To interrogate the model, this thesis investigated expression levels of canonical histone H4 genes and the influence of variant H4 dosage on normal cell function. In HEK293FT cells, knockdown of the H4 transcription factor HINFP resulted in a 55% decrease in H4C5 mRNA and a 40% decrease in total H4 protein but had minimal effect on the 13 additional H4 paralogues. Both in vitro and in silico analyses of histone gene expression revealed high expression of H4C5, the most frequently affected gene in H4 patients. The 14 canonical H4 genes were found to be expressed at different levels in the brain across neurodevelopmental stages and discrepancies between datasets suggested that some paralogues had tissue-specific expression. Whether an H4 variant is pathogenic or can be tolerated in the developing brain may be partly attributed to this complex regulation of the H4 gene family.

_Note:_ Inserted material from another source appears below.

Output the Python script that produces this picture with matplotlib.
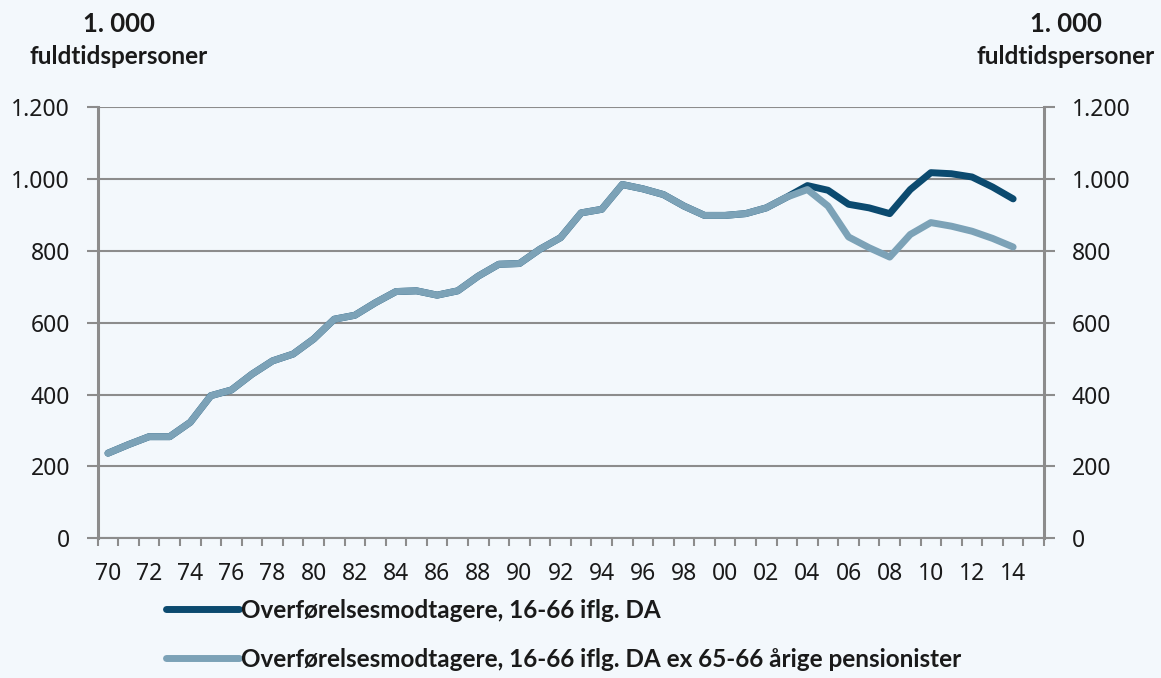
import matplotlib
matplotlib.use("Agg")
import matplotlib.pyplot as plt
from matplotlib.ticker import FixedLocator, FuncFormatter

plt.rcParams['font.family'] = ['Noto Sans', 'DejaVu Sans']

years = list(range(1970, 2015))
light = [237, 261, 283, 283, 323, 397, 413, 457, 494, 513,
         555, 610, 621, 656, 687, 689, 677, 689, 730, 763,
         765, 805, 837, 906, 916, 985, 973, 957, 925, 899,
         899, 904, 920, 950, 971, 925, 839, 809, 783, 846,
         879, 869, 855, 835, 811]
dark = light[:34] + [982, 969, 930, 920, 904, 971, 1018, 1015, 1006, 978, 945]

label_dark = "Overførelsesmodtagere, 16-66 iflg. DA"
label_light = "Overførelsesmodtagere, 16-66 iflg. DA ex 65-66 årige pensionister"
unit_top = "1. 000"
unit_bottom = "fuldtidspersoner"
yticks = [0, 200, 400, 600, 800, 1000, 1200]
xlabel_years = list(range(1970, 2015, 2))

BG = "#F3F8FC"
DARK = "#0B4A6F"
LIGHT = "#7CA2B7"
GRID = "#8C8C8C"
TXT = "#1A1A1A"
BOLD_FAMILY = ['Lato', 'DejaVu Sans']

W, H = 1161, 678
fig = plt.figure(figsize=(W / 100, H / 100), dpi=100, facecolor=BG)
ax = fig.add_axes([97.7 / W, 1 - 538.3 / H, (1044 - 97.7) / W, (538.3 - 107.3) / H])
ax.set_facecolor(BG)

l1, = ax.plot(years, dark, color=DARK, lw=5.0, solid_capstyle='round', solid_joinstyle='round', zorder=3)
l2, = ax.plot(years, light, color=LIGHT, lw=5.0, solid_capstyle='round', solid_joinstyle='round', zorder=4)

ax.set_xlim(1969.5, 2015.5)
ax.set_ylim(0, 1200)

def fmt(v, pos):
    v = int(round(v))
    return f"{v:,}".replace(",", ".")

ax.yaxis.set_major_locator(FixedLocator(yticks))
ax.yaxis.set_major_formatter(FuncFormatter(fmt))
ax.grid(axis='y', color=GRID, lw=1.5, zorder=1)
ax.set_axisbelow(True)

ax.xaxis.set_major_locator(FixedLocator(xlabel_years))
ax.xaxis.set_major_formatter(FuncFormatter(lambda v, p: f"{int(round(v)) % 100:02d}"))
ax.xaxis.set_minor_locator(FixedLocator([y + 0.5 for y in range(1969, 2016)]))
ax.tick_params(axis='x', which='major', length=0, pad=17, labelsize=16.5, labelcolor=TXT)
ax.tick_params(axis='x', which='minor', length=6, width=1.5, color=GRID, direction='out')

ax.tick_params(axis='y', which='major', length=8, width=1.5, color=GRID, direction='out',
               labelsize=16.5, labelcolor=TXT, pad=12, left=True, right=True,
               labelleft=True, labelright=True)

ax.spines['top'].set_visible(False)
for s in ['left', 'right']:
    ax.spines[s].set_color(GRID)
    ax.spines[s].set_linewidth(2.2)
ax.spines['bottom'].set_color(GRID)
ax.spines['bottom'].set_linewidth(1.5)

for xc in (119, 1066):
    fig.text(xc / W, 1 - 24 / H, unit_top, ha='center', va='center', fontsize=18.5,
             fontweight='bold', color=TXT, family=BOLD_FAMILY)
    fig.text(xc / W, 1 - 57 / H, unit_bottom, ha='center', va='center', fontsize=17.5,
             fontweight='bold', color=TXT, family=BOLD_FAMILY)

leg = fig.legend([l1, l2], [label_dark, label_light], loc='upper left',
                 bbox_to_anchor=(166 / W, 1 - 599 / H), frameon=False,
                 prop={'weight': 'bold', 'size': 17.5, 'family': BOLD_FAMILY},
                 handlelength=3.0, handletextpad=0.1, labelspacing=1.05,
                 borderaxespad=0, borderpad=0)
for t in leg.get_texts():
    t.set_color(TXT)

fig.savefig("out.png", dpi=100, facecolor=BG)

A library of plasmids was generated which each encoded four copies of variant and/or wild type H4 at varying dosages. These were expressed in H4 knockdown cells to recapitulate the effects of different H4 levels and effects on the cell cycle were investigated using an EdU pulse-chase followed by flow cytometry. Pro32Leu and Arg40Cys H4 caused a decrease in the rate of progression through S phase which relied on dosage: at minimum three copies of Pro32Leu or two copies of Arg40Cys were required to impede cell cycle progression. A third H4 variant, Lys91Gln, caused an identical decrease in S phase progression irrespective of dosage. Additionally, Lys91Gln H4, which is linked to severe neurodevelopmental defects in patients, caused the formation of a distinctive population of cells with irregular cell division. This novel link to cell cycle progression in H4 pathogenesis provides insight into the molecular mechanisms underpinning the neurodevelopmental impairments that affect patients. Further investigation into the threshold between tolerated and pathogenic H4 variants in brain development is required, but this preliminary evidence implicates dosage as a key contributor.